Intel 64 and IA-32 Architectures Software Developers Manual Volume 3B, System Programming Guide Part 2

Table Of Contents
22-16 Vol. 3
VM ENTRIES
Bit 2 (blocking by SMI) must be 0 if the processor is not in SMM.
Bit 2 (blocking by SMI) must be 1 if the “entry to SMM” VM-entry control is 1.
A processor may require bit 0 (blocking by STI) to be 0 if the valid bit (bit 31)
in the VM-entry interruption-information field is 1 and the interruption type
(bits 10:8) in that field has value 2, indicating NMI. Other processors may not
make this requirement.
Bit 3 (blocking by NMI) must be 0 if the “virtual NMIs” VM-execution control
is 1, the valid bit (bit 31) in the VM-entry interruption-information field is 1,
and the interruption type (bits 10:8) in that field has value 2 (indicating
NMI).
NOTE
If the “virtual NMIs” VM-execution control is 0, there is no
requirement that bit 3 be 0 if the valid bit in the VM-entry
interruption-information field is 1 and the interruption type in that
field has value 2.
Pending debug exceptions.
Bits 11:4, bit 13, and bits 63:15 (bits 31:15 on processors that do not
support Intel 64 architecture) must be 0.
The following checks are performed if any of the following holds: (1) the
interruptibility-state field indicates blocking by STI (bit 0 in that field is 1);
(2) the interruptibility-state field indicates blocking by MOV SS (bit 1 in that
field is 1); or (3) the activity-state field indicates HLT:
Bit 14 (BS) must be 1 if the TF flag (bit 8) in the RFLAGS field is 1 and the
BTF flag (bit 1) in the IA32_DEBUGCTL field is 0.
Bit 14 (BS) must be 0 if the TF flag (bit 8) in the RFLAGS field is 0 or the
BTF flag (bit 1) in the IA32_DEBUGCTL field is 1.
VMCS link pointer.

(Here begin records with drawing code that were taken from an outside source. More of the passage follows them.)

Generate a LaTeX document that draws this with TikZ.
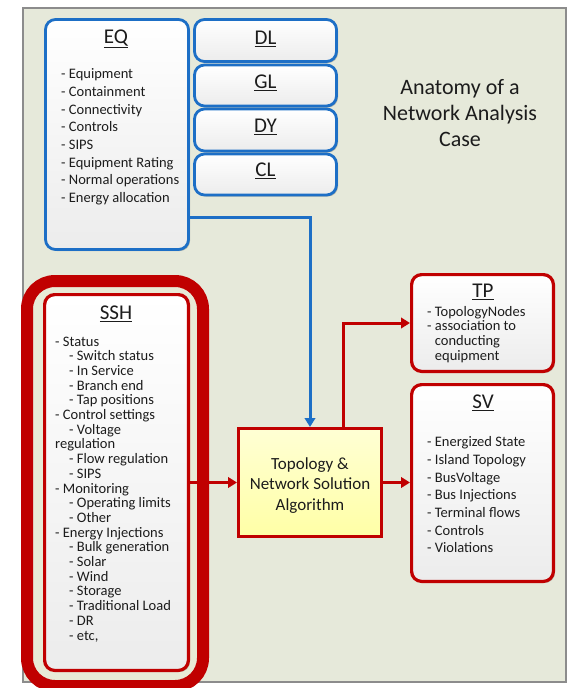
\documentclass[tikz,border=0pt]{standalone}
\usepackage{fontspec}
\setmainfont{Carlito}
\usetikzlibrary{arrows.meta,shadows}

\definecolor{frameBg}{HTML}{E6E9DA}
\definecolor{frameLine}{HTML}{8C8C8C}
\definecolor{ringBg}{HTML}{E8EAD6}
\definecolor{lineBlue}{HTML}{1D6FC6}
\definecolor{lineRed}{HTML}{C00000}
\definecolor{boxBottom}{HTML}{ECECEC}
\definecolor{algTop}{HTML}{FFFFD4}
\definecolor{algBottom}{HTML}{FFFFA6}
\definecolor{ink}{HTML}{1C1C1C}

\begin{document}
\begin{tikzpicture}[x=1pt,y=-1pt,
  softshadow/.style={drop shadow={opacity=0.22,shadow xshift=1.5pt,shadow yshift=-1.5pt,fill=black}},
  panel/.style={rectangle,rounded corners=10pt,top color=white,bottom color=boxBottom,
    inner sep=0pt,softshadow},
  bluepanel/.style={panel,draw=lineBlue,line width=2.8pt},
  redpanel/.style={panel,draw=lineRed,line width=3.2pt},
  algpanel/.style={rectangle,top color=algTop,bottom color=algBottom,draw=lineRed,
    line width=3.2pt,inner sep=0pt,softshadow},
  ringpanel/.style={rectangle,rounded corners=28pt,draw=lineRed,line width=12pt,
    fill=ringBg,inner sep=0pt},
  heading/.style={text=ink,inner sep=0pt,font=\fontsize{21}{24}\selectfont},
  itemsloose/.style={text=ink,inner sep=0pt,anchor=north west,align=left,
    font=\fontsize{14.5}{17.7}\selectfont},
  itemstight/.style={text=ink,inner sep=0pt,anchor=north west,align=left,
    font=\fontsize{14.5}{14.7}\selectfont},
  bluearrow/.style={draw=lineBlue,line width=3pt,-{Triangle[length=9pt,width=10.5pt]}},
  redarrow/.style={draw=lineRed,line width=3pt,-{Triangle[length=9pt,width=10.5pt]}},
]
\useasboundingbox (0,0) rectangle (568,688);

% background panel
\draw[fill=frameBg,draw=frameLine,line width=1.2pt] (23,8) rectangle (566,682);

% title
\node[text=ink,align=center,font=\fontsize{22}{26}\selectfont] (anatomy) at (460,113)
  {Anatomy of a\\Network Analysis\\Case};

% equipment profile and its companions
\node[bluepanel,minimum width=143pt,minimum height=230pt] (eq) at (117,134.5) {};
\node[bluepanel,minimum width=142pt,minimum height=42pt] (dl) at (265.5,40.5) {};
\node[bluepanel,minimum width=142pt,minimum height=41pt] (gl) at (265.5,85.5) {};
\node[bluepanel,minimum width=142pt,minimum height=42pt] (dy) at (265.5,130) {};
\node[bluepanel,minimum width=142pt,minimum height=41pt] (cl) at (265.5,174.5) {};

\node[heading] (eqt) at (116,39) {\underline{EQ}};
\node[heading] (dlt) at (265.5,39) {\underline{DL}};
\node[heading] (glt) at (265.5,83) {\underline{GL}};
\node[heading] (dyt) at (265.5,127) {\underline{DY}};
\node[heading] (clt) at (265.5,171) {\underline{CL}};

\node[itemsloose] (eqlist) at (61,68.5)
  {- Equipment\\- Containment\\- Connectivity\\- Controls\\- SIPS\\- Equipment Rating\\- Normal operations\\- Energy allocation};

% steady state hypothesis, emphasised by a heavy ring
\node[ringpanel,minimum width=176pt,minimum height=405pt] (ring) at (115,483.5) {};
\node[redpanel,minimum width=143.8pt,minimum height=375.8pt] (ssh) at (116.5,482.5) {};
\node[heading] (ssht) at (116,314) {\underline{SSH}};
\node[itemstight] (sshlist) at (55,336.4)
  {- Status\\
   \hspace*{14pt}- Switch status\\
   \hspace*{14pt}- In Service\\
   \hspace*{14pt}- Branch end\\
   \hspace*{14pt}- Tap positions\\
   - Control settings\\
   \hspace*{14pt}- Voltage\\
   regulation\\
   \hspace*{14pt}- Flow regulation\\
   \hspace*{14pt}- SIPS\\
   - Monitoring\\
   \hspace*{14pt}- Operating limits\\
   \hspace*{14pt}- Other\\
   - Energy Injections\\
   \hspace*{14pt}- Bulk generation\\
   \hspace*{14pt}- Solar\\
   \hspace*{14pt}- Wind\\
   \hspace*{14pt}- Storage\\
   \hspace*{14pt}- Traditional Load\\
   \hspace*{14pt}- DR\\
   \hspace*{14pt}- etc,};

% solver
\node[algpanel,minimum width=142.8pt,minimum height=107.8pt] (alg) at (310,482.5) {};
\node[text=ink,align=center,inner sep=0pt,font=\fontsize{17}{20.5}\selectfont] (algtext)
  at (310,485.5) {Topology \&\\Network Solution\\Algorithm};

% outputs
\node[redpanel,minimum width=141.8pt,minimum height=96.8pt] (tp) at (482.5,323) {};
\node[heading] (tpt) at (483,292) {\underline{TP}};
\node[itemstight] (tplist) at (427,306)
  {- TopologyNodes\\- association to\\\hphantom{- }conducting\\\hphantom{- }equipment};

\node[redpanel,minimum width=141.8pt,minimum height=196.8pt] (sv) at (482.5,483) {};
\node[heading] (svt) at (483,403) {\underline{SV}};
\node[itemsloose] (svlist) at (427,436.4)
  {- Energized State\\- Island Topology\\- BusVoltage\\- Bus Injections\\- Terminal flows\\- Controls\\- Violations};

% connectors
\coordinate (eqbend) at (310,217);
\draw[bluearrow] (eq.east |- eqbend) -- (eqbend) -- (alg.north);
\draw[redarrow] (ssh.east) -- (alg.west);
\draw[redarrow] (alg.east) -- (alg.east -| sv.west);
\coordinate (tpbend) at (343,323);
\draw[redarrow] (alg.north -| tpbend) -- (tpbend) -- (tp.west);
\end{tikzpicture}
\end{document}
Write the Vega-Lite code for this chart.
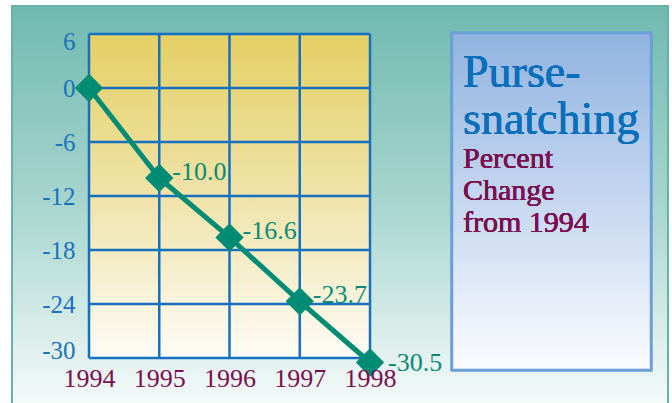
{
  "$schema": "https://vega.github.io/schema/vega-lite/v6.json",
  "width": 281,
  "height": 324,
  "autosize": {"type": "none"},
  "padding": {"left": 89, "top": 34, "right": 302, "bottom": 45},
  "background": "white",
  "config": {
    "view": {"stroke": null},
    "font": "Liberation Serif",
    "locale": {"number": {"decimal": ".", "thousands": ",", "grouping": [3], "currency": ["$", ""], "minus": "-"}}
  },
  "datasets": {
    "main": [
      {"year": 1994, "change": 0.0},
      {"year": 1995, "change": -10.0},
      {"year": 1996, "change": -16.6},
      {"year": 1997, "change": -23.7},
      {"year": 1998, "change": -30.5}
    ],
    "yticks": [
      {"v": 6}, {"v": 0}, {"v": -6}, {"v": -12}, {"v": -18}, {"v": -24}, {"v": -30}
    ]
  },
  "data": {"name": "main"},
  "layer": [
    {
      "mark": {"type": "rect", "stroke": "#66b2a8", "strokeWidth": 2,
        "fill": {"gradient": "linear", "x1": 0, "y1": 0, "x2": 0, "y2": 1,
          "stops": [{"offset": 0, "color": "#70b9af"}, {"offset": 0.5, "color": "#a9d6cf"}, {"offset": 1, "color": "#f8fcfb"}]}},
      "encoding": {
        "x": {"datum": 1992.904, "type": "quantitative", "title": null, "scale": {"domain": [1994, 1998], "nice": false, "zero": false}},
        "x2": {"datum": 2002.242},
        "y": {"datum": 9.111, "type": "quantitative", "title": null, "scale": {"domain": [-30, 6], "nice": false, "zero": false}},
        "y2": {"datum": -36}
      }
    },
    {
      "mark": {"type": "rect",
        "fill": {"gradient": "linear", "x1": 0, "y1": 0, "x2": 0, "y2": 1,
          "stops": [{"offset": 0, "color": "#e4d064"}, {"offset": 0.45, "color": "#eee1a2"}, {"offset": 1, "color": "#fdfcf6"}]}},
      "encoding": {
        "x": {"datum": 1994, "type": "quantitative", "title": null, "scale": {"domain": [1994, 1998], "nice": false, "zero": false}},
        "x2": {"datum": 1998},
        "y": {"datum": 6, "type": "quantitative", "title": null, "scale": {"domain": [-30, 6], "nice": false, "zero": false}},
        "y2": {"datum": -30}
      }
    },
    {
      "mark": {"type": "rule", "color": "#1570c0", "strokeWidth": 2.5},
      "encoding": {
        "x": {"field": "year", "type": "quantitative", "title": null, "scale": {"domain": [1994, 1998], "nice": false, "zero": false}},
        "y": {"datum": 6, "type": "quantitative", "title": null, "scale": {"domain": [-30, 6], "nice": false, "zero": false}},
        "y2": {"datum": -30}
      }
    },
    {
      "data": {"name": "yticks"},
      "mark": {"type": "rule", "color": "#1570c0", "strokeWidth": 2.5},
      "encoding": {
        "x": {"datum": 1994, "type": "quantitative", "title": null, "scale": {"domain": [1994, 1998], "nice": false, "zero": false}},
        "x2": {"datum": 1998},
        "y": {"field": "v", "type": "quantitative", "title": null, "scale": {"domain": [-30, 6], "nice": false, "zero": false}}
      }
    },
    {
      "mark": {"type": "line", "color": "#008c74", "strokeWidth": 5},
      "encoding": {
        "x": {"field": "year", "type": "quantitative", "title": null, "scale": {"domain": [1994, 1998], "nice": false, "zero": false},
          "axis": {"values": [1994, 1995, 1996, 1997, 1998], "format": "d", "domain": false, "ticks": false, "grid": false,
            "labelFont": "Liberation Serif", "labelFontSize": 26, "labelColor": "#7a1050", "labelPadding": 7,
            "labelFlush": false, "labelOverlap": false, "zindex": 1}},
        "y": {"field": "change", "type": "quantitative", "title": null, "scale": {"domain": [-30, 6], "nice": false, "zero": false},
          "axis": {"values": [6, 0, -6, -12, -18, -24, -30], "domain": false, "ticks": false, "grid": false,
            "labelFont": "Liberation Serif", "labelFontSize": 25, "labelColor": "#1a72be", "labelPadding": 14,
            "labelFlush": true, "labelFlushOffset": 5, "labelOverlap": false, "zindex": 1}}
      }
    },
    {
      "mark": {"type": "point", "shape": "diamond", "filled": true, "size": 800, "color": "#008c74", "opacity": 1},
      "encoding": {
        "x": {"field": "year", "type": "quantitative", "title": null, "scale": {"domain": [1994, 1998], "nice": false, "zero": false}},
        "y": {"field": "change", "type": "quantitative", "title": null, "scale": {"domain": [-30, 6], "nice": false, "zero": false}}
      }
    },
    {
      "transform": [{"filter": "datum.year > 1994 && datum.year < 1998"}],
      "mark": {"type": "text", "align": "left", "baseline": "middle", "dx": 13, "dy": -6, "fontSize": 26, "font": "Liberation Serif", "color": "#0a8a72"},
      "encoding": {
        "x": {"field": "year", "type": "quantitative", "title": null, "scale": {"domain": [1994, 1998], "nice": false, "zero": false}},
        "y": {"field": "change", "type": "quantitative", "title": null, "scale": {"domain": [-30, 6], "nice": false, "zero": false}},
        "text": {"field": "change", "type": "quantitative", "format": ".1f"}
      }
    },
    {
      "transform": [{"filter": "datum.year == 1998"}],
      "mark": {"type": "text", "align": "left", "baseline": "middle", "dx": 18, "dy": 0, "fontSize": 26, "font": "Liberation Serif", "color": "#0a8a72"},
      "encoding": {
        "x": {"field": "year", "type": "quantitative", "title": null, "scale": {"domain": [1994, 1998], "nice": false, "zero": false}},
        "y": {"field": "change", "type": "quantitative", "title": null, "scale": {"domain": [-30, 6], "nice": false, "zero": false}},
        "text": {"field": "change", "type": "quantitative", "format": ".1f"}
      }
    },
    {
      "mark": {"type": "rect", "stroke": "#6a9fd8", "strokeWidth": 2.5,
        "fill": {"gradient": "linear", "x1": 0, "y1": 0, "x2": 0, "y2": 1,
          "stops": [{"offset": 0, "color": "#90b3e0"}, {"offset": 0.5, "color": "#c6d7f0"}, {"offset": 1, "color": "#fbfcfe"}]}},
      "encoding": {
        "x": {"datum": 1999.167, "type": "quantitative", "title": null, "scale": {"domain": [1994, 1998], "nice": false, "zero": false}},
        "x2": {"datum": 2002.0},
        "y": {"datum": 6.11, "type": "quantitative", "title": null, "scale": {"domain": [-30, 6], "nice": false, "zero": false}},
        "y2": {"datum": -31.33}
      }
    },
    {
      "mark": {"type": "text", "align": "left", "baseline": "alphabetic", "fontSize": 46, "lineHeight": 47, "font": "Liberation Serif", "color": "#0a6fba"},
      "encoding": {
        "x": {"datum": 1999.324, "type": "quantitative", "title": null, "scale": {"domain": [1994, 1998], "nice": false, "zero": false}},
        "y": {"datum": 0.111, "type": "quantitative", "title": null, "scale": {"domain": [-30, 6], "nice": false, "zero": false}},
        "text": {"value": ["Purse-", "snatching"]}
      }
    },
    {
      "mark": {"type": "text", "align": "left", "baseline": "alphabetic", "fontSize": 30, "lineHeight": 32, "font": "Liberation Serif", "color": "#7a1050"},
      "encoding": {
        "x": {"datum": 1999.324, "type": "quantitative", "title": null, "scale": {"domain": [1994, 1998], "nice": false, "zero": false}},
        "y": {"datum": -8.889, "type": "quantitative", "title": null, "scale": {"domain": [-30, 6], "nice": false, "zero": false}},
        "text": {"value": ["Percent", "Change", "from 1994"]}
      }
    }
  ]
}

The following checks apply if the field contains a value other
than FFFFFFFF_FFFFFFFFH:
Bits 11:0 must be 0.
On processors that support Intel 64 architecture, bits beyond the processor’s
physical-address width must be 0.
1
On processors that do not support Intel
64 architecture, bits in the range 63:32 must be 0.
The 32 bits located in memory referenced by the value of the field (as a
physical address) must contain the processor’s VMCS revision identifier (see
Section 20.2).
If the processor is not in SMM or the “entry to SMM” VM-entry control is 1, the
field must not contain the current VMCS pointer.
1. Software can determine a processor’s physical-address width by executing CPUID with
80000008H in EAX. The physical-address width is returned in bits 7:0 of EAX.